Hi Dave,
Was thinking of sending you an email again but decided to join the forum instead, so here's my first post here. Please be nice to me
I just saw your vid on the repair and would like to comment on a few things
As per some comments, the uC is a Fujitsu brand. It has a different "F" than fairchild. A google image search confirmed this
The part is an MB89F538 (
http://www.alldatasheet.com/datasheet-pdf/pdf/153408/FUJITSU/MB89F538-201PV.html) 8bit uC.
Also, the part that has burned is most probably a ceramic capacitor for EMC/EMI. You have the two caps from each line to ground and then a third across the AC input.
In my previous work, for fire hazard reasons, we use two ceramic capacitors in series to prevent a direct short across the supply line causing a fire. With two in series, if one fails, the other will work fine no problem in the application.

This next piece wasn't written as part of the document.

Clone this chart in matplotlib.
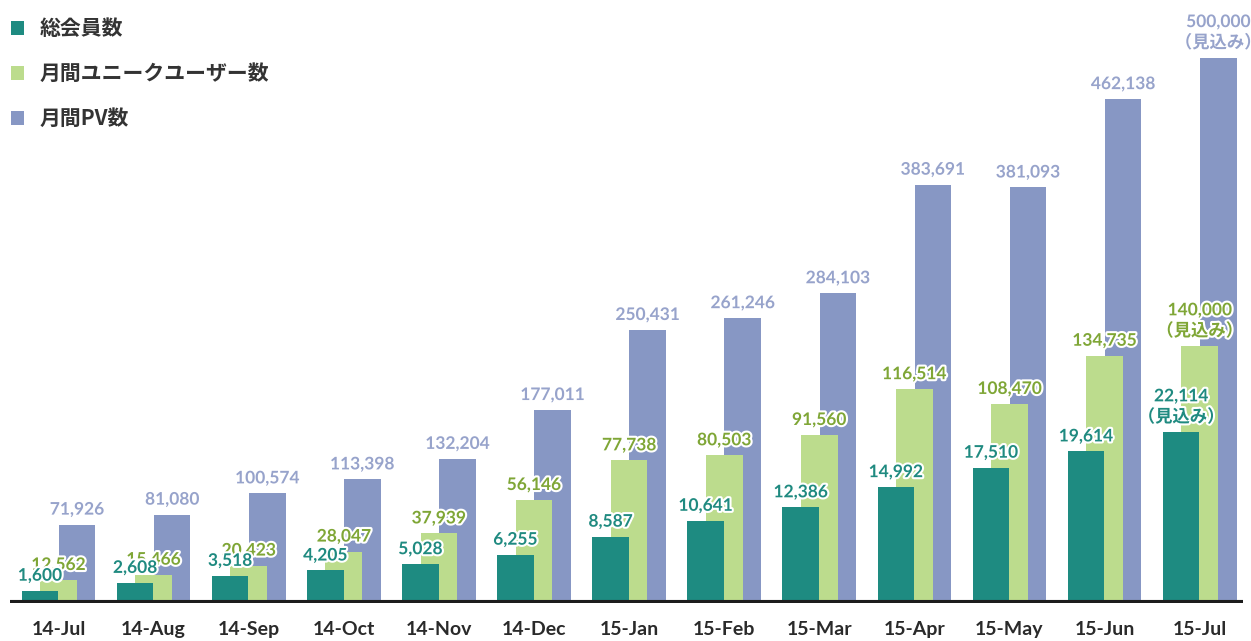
import numpy as np
import matplotlib
matplotlib.use("Agg")
import matplotlib.pyplot as plt
import matplotlib.patheffects as pe

plt.rcParams["font.family"] = ["Lato", "Noto Sans CJK JP", "DejaVu Sans"]

# --- data -------------------------------------------------------------------
months = ["14-Jul", "14-Aug", "14-Sep", "14-Oct", "14-Nov", "14-Dec",
          "15-Jan", "15-Feb", "15-Mar", "15-Apr", "15-May", "15-Jun", "15-Jul"]
members = [1600, 2608, 3518, 4205, 5028, 6255,
           8587, 10641, 12386, 14992, 17510, 19614, 22114]
uu = [12562, 15466, 20423, 28047, 37939, 56146,
      77738, 80503, 91560, 116514, 108470, 134735, 140000]
pv = [71926, 81080, 100574, 113398, 132204, 177011,
      250431, 261246, 284103, 383691, 381093, 462138, 500000]
series_names = ["総会員数", "月間ユニークユーザー数", "月間PV数"]
forecast_note = "（見込み）"   # last month is a forecast

# --- style ------------------------------------------------------------------
C_MEM, C_UU, C_PV = "#1e8b81", "#bcdc8d", "#8797c4"
T_MEM, T_UU, T_PV = "#1f8a80", "#7fa636", "#97a3cb"
W = 1251, 641
BASE_PX = 603                     # baseline, px from top
X0_PX, STEP_PX = 58.5, 95.1       # first group centre, group spacing
OFF, WIDTH = 0.195, 0.385

fig = plt.figure(figsize=(W[0] / 100, W[1] / 100), dpi=100)
rect = [0, (W[1] - BASE_PX) / W[1], 1, BASE_PX / W[1]]

# each series has its own (hidden) scale, as in the original graphic
ax_pv = fig.add_axes(rect)
ax_uu = ax_pv.twinx()
ax_mem = ax_pv.twinx()

x = np.arange(len(months))
xlim = (-X0_PX / STEP_PX, (W[0] - X0_PX) / STEP_PX)

b_pv = ax_pv.bar(x + OFF, pv, WIDTH, color=C_PV)
b_uu = ax_uu.bar(x, uu, WIDTH, color=C_UU)
b_mem = ax_mem.bar(x - OFF, members, WIDTH, color=C_MEM)

ax_pv.set_ylim(0, 553000)
ax_uu.set_ylim(0, 328500)
ax_mem.set_ylim(0, 78000)

halo = [pe.withStroke(linewidth=3, foreground="white")]
last = len(months) - 1
for ax, bars, vals, col in [(ax_pv, b_pv, pv, T_PV),
                            (ax_uu, b_uu, uu, T_UU),
                            (ax_mem, b_mem, members, T_MEM)]:
    labels = [f"{v:,}" for v in vals]
    labels[last] = f"{vals[last]:,}\n{forecast_note}"
    ax.bar_label(bars, labels=labels, padding=5, color=col,
                 fontsize=12.5, fontweight="bold", linespacing=1.3,
                 path_effects=halo)

for ax in (ax_pv, ax_uu, ax_mem):
    ax.set_xlim(*xlim)
    for s in ax.spines.values():
        s.set_visible(False)
    ax.set_yticks([])
    ax.patch.set_visible(False)

ax_pv.set_xticks(x, months)
ax_pv.tick_params(axis="x", length=0, pad=13, labelsize=14,
                  labelcolor="#2a2a2a")
for t in ax_pv.get_xticklabels():
    t.set_fontweight("bold")

ax_mem.axhline(0, xmin=10 / W[0], xmax=1243 / W[0], color="#1c1c1c",
               lw=4.4, zorder=5, solid_capstyle="butt")

leg = ax_mem.legend([b_mem, b_uu, b_pv], series_names,
                    loc="upper left", bbox_to_anchor=(0.0, 1 - 7 / W[1]),
                    bbox_transform=fig.transFigure, frameon=False,
                    handlelength=0.6, handleheight=0.6, handletextpad=0.75,
                    labelspacing=1.15, borderaxespad=0.15,
                    prop={"family": ["Noto Sans CJK JP", "DejaVu Sans"],
                          "size": 15, "weight": "bold"})
for t in leg.get_texts():
    t.set_color("#333333")

fig.savefig("out.png", dpi=100, facecolor="white")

What I think happened here could be that the cap experienced a voltage spike across the lines or that it is cracked in the first place after thermal cycling or board flexing causing an internal short which resulted to a direct short on the AC input line then causing the cap to burst into flames. (Yes, I have caused the same type of flame on a project when I subjected an axial MLCC with voltage spikes.)
Also, with regards to the MOV not being populated in the daughter board, we used to design everything into the PCB and populate everything in the initial design. After testing, we remove parts to save cost and check the performance if it still meets the requirements. If it still does, then we leave the part off in the next revisions up to the mass production stage.